### Set task
Copy out the material below in full, but not its images.

—————

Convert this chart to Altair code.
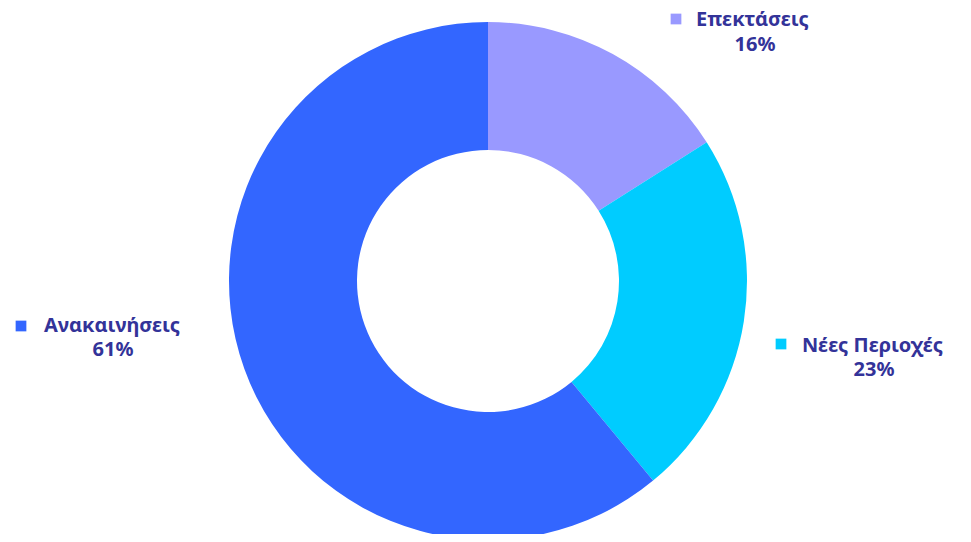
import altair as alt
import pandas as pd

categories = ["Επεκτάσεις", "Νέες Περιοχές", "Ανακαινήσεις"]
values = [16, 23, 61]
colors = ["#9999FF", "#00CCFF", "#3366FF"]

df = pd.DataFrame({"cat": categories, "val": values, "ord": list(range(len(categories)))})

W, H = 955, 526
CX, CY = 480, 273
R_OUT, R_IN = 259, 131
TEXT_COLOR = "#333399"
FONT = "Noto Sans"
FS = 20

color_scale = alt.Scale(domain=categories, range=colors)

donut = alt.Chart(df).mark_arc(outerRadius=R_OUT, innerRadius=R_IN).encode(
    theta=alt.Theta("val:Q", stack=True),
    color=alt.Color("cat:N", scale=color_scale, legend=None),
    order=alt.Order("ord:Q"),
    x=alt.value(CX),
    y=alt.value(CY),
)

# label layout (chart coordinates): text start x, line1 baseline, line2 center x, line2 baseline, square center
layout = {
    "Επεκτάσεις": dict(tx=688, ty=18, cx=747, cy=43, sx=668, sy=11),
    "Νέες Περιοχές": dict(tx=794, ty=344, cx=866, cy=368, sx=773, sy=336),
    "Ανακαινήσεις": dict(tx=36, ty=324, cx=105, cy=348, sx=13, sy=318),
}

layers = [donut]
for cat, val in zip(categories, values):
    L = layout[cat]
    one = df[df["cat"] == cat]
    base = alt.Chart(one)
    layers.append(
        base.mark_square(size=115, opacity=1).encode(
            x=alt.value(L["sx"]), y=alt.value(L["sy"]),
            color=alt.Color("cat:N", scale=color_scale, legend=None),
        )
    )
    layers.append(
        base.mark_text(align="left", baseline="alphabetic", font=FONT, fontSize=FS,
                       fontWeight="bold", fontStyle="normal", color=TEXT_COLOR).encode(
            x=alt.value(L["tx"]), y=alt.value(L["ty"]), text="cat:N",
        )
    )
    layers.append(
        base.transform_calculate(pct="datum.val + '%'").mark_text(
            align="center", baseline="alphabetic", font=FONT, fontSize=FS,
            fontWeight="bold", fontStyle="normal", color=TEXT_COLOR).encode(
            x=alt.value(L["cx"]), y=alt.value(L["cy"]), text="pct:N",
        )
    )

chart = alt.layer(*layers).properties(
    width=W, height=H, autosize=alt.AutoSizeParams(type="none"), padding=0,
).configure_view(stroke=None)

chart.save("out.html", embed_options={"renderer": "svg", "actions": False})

—————

### Answer for this exercise
Convert this chart to Altair code.
import altair as alt
import pandas as pd

categories = ["Επεκτάσεις", "Νέες Περιοχές", "Ανακαινήσεις"]
values = [16, 23, 61]
colors = ["#9999FF", "#00CCFF", "#3366FF"]

df = pd.DataFrame({"cat": categories, "val": values, "ord": list(range(len(categories)))})

W, H = 955, 526
CX, CY = 480, 273
R_OUT, R_IN = 259, 131
TEXT_COLOR = "#333399"
FONT = "Noto Sans"
FS = 20

color_scale = alt.Scale(domain=categories, range=colors)

donut = alt.Chart(df).mark_arc(outerRadius=R_OUT, innerRadius=R_IN).encode(
    theta=alt.Theta("val:Q", stack=True),
    color=alt.Color("cat:N", scale=color_scale, legend=None),
    order=alt.Order("ord:Q"),
    x=alt.value(CX),
    y=alt.value(CY),
)

# label layout (chart coordinates): text start x, line1 baseline, line2 center x, line2 baseline, square center
layout = {
    "Επεκτάσεις": dict(tx=688, ty=18, cx=747, cy=43, sx=668, sy=11),
    "Νέες Περιοχές": dict(tx=794, ty=344, cx=866, cy=368, sx=773, sy=336),
    "Ανακαινήσεις": dict(tx=36, ty=324, cx=105, cy=348, sx=13, sy=318),
}

layers = [donut]
for cat, val in zip(categories, values):
    L = layout[cat]
    one = df[df["cat"] == cat]
    base = alt.Chart(one)
    layers.append(
        base.mark_square(size=115, opacity=1).encode(
            x=alt.value(L["sx"]), y=alt.value(L["sy"]),
            color=alt.Color("cat:N", scale=color_scale, legend=None),
        )
    )
    layers.append(
        base.mark_text(align="left", baseline="alphabetic", font=FONT, fontSize=FS,
                       fontWeight="bold", fontStyle="normal", color=TEXT_COLOR).encode(
            x=alt.value(L["tx"]), y=alt.value(L["ty"]), text="cat:N",
        )
    )
    layers.append(
        base.transform_calculate(pct="datum.val + '%'").mark_text(
            align="center", baseline="alphabetic", font=FONT, fontSize=FS,
            fontWeight="bold", fontStyle="normal", color=TEXT_COLOR).encode(
            x=alt.value(L["cx"]), y=alt.value(L["cy"]), text="pct:N",
        )
    )

chart = alt.layer(*layers).properties(
    width=W, height=H, autosize=alt.AutoSizeParams(type="none"), padding=0,
).configure_view(stroke=None)

chart.save("out.html", embed_options={"renderer": "svg", "actions": False})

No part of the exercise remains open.